Air stewardess who survived 33,000ft crash plunge without a parachute dies aged 66
Vesna Vulovic, a Serbian air stewardess who miraculously survived a plunge from 33,000ft after her plane exploded in mid-air in 1972, has died aged 66.
Serbia's state TV said Ms Vulovic was found dead by her friends in her apartment in Belgrade. The cause of death was not immediately known.
Ms Vulovic was 23 and working as a Yugoslav Airlines hostess on January 26 1972, when the Douglas DC-9 airliner she was aboard blew up high above the snowy mountain ranges of Czechoslovakia. All 27 other passengers and crew aboard died.
She entered the Guinness Book of Records in 1985 for "the highest fall survived without a parachute".
It was suspected that a bomb was planted inside the jet during a scheduled stopover in Copenhagen, Denmark, but no arrests were ever made.
Trapped in the plane's tail cone, she plummeted to earth in sub-freezing temperatures and landed on a steep, heavily wooded slope near a village.
The fuselage tumbled through pine branches and into a thick coating of snow, softening the impact and cushioning its descent down the hill, crash investigators said at the time.
Ms Vulovic was rescued by a woodsman who followed her screams in the dark forest. She was rushed to a hospital, where she fell into a coma for 10 days.
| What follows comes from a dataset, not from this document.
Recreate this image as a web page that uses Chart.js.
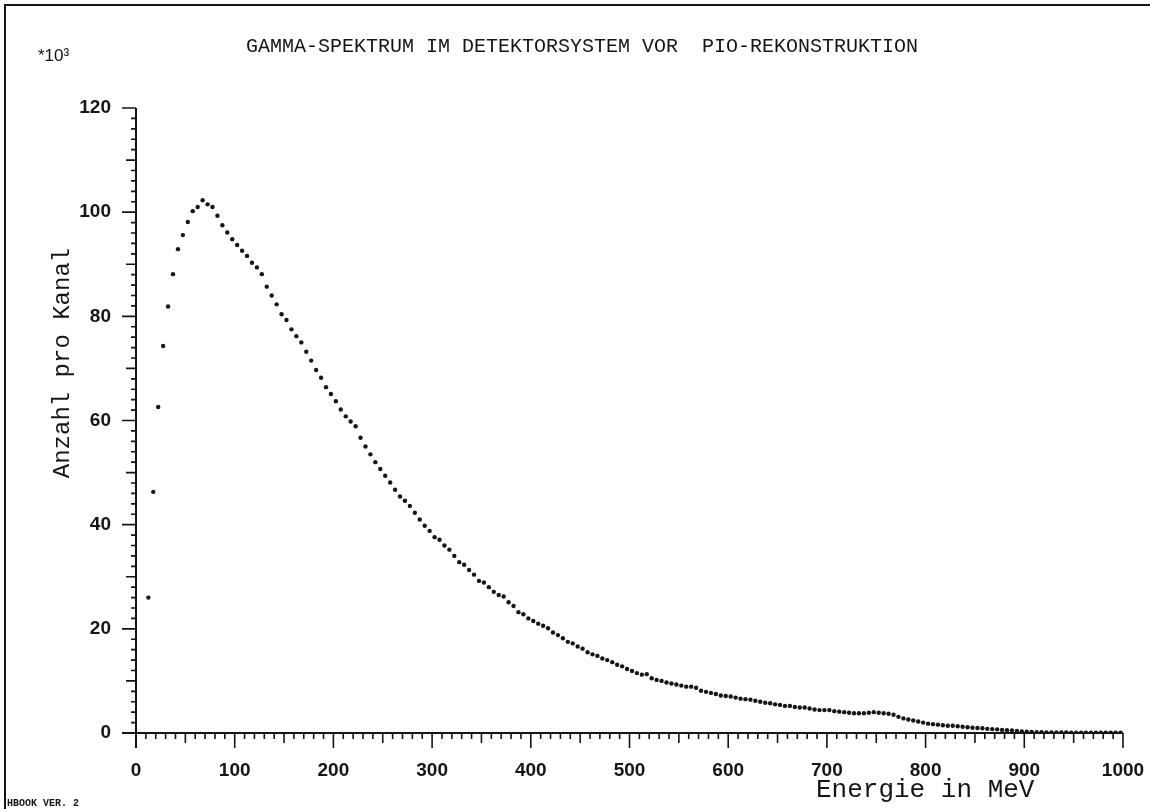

She had a fractured skull, two crushed vertebrae and a broken pelvis, ribs and legs.
Initially paralysed from the waist down, Ms Vulovic eventually made a near-full recovery and even returned to work for the airline in a desk job.
She never regained memory of the accident or her rescue. She told the AP in an interview in 2008 that she could only recall greeting passengers before take-off from the airport in Denmark and then waking up in the hospital with her mother at her side.
An instant national heroine, she went on to put her celebrity at the service of political causes, protesting against Slobodan Milosevic's rule in the 1990s and later campaigning for liberal forces in elections.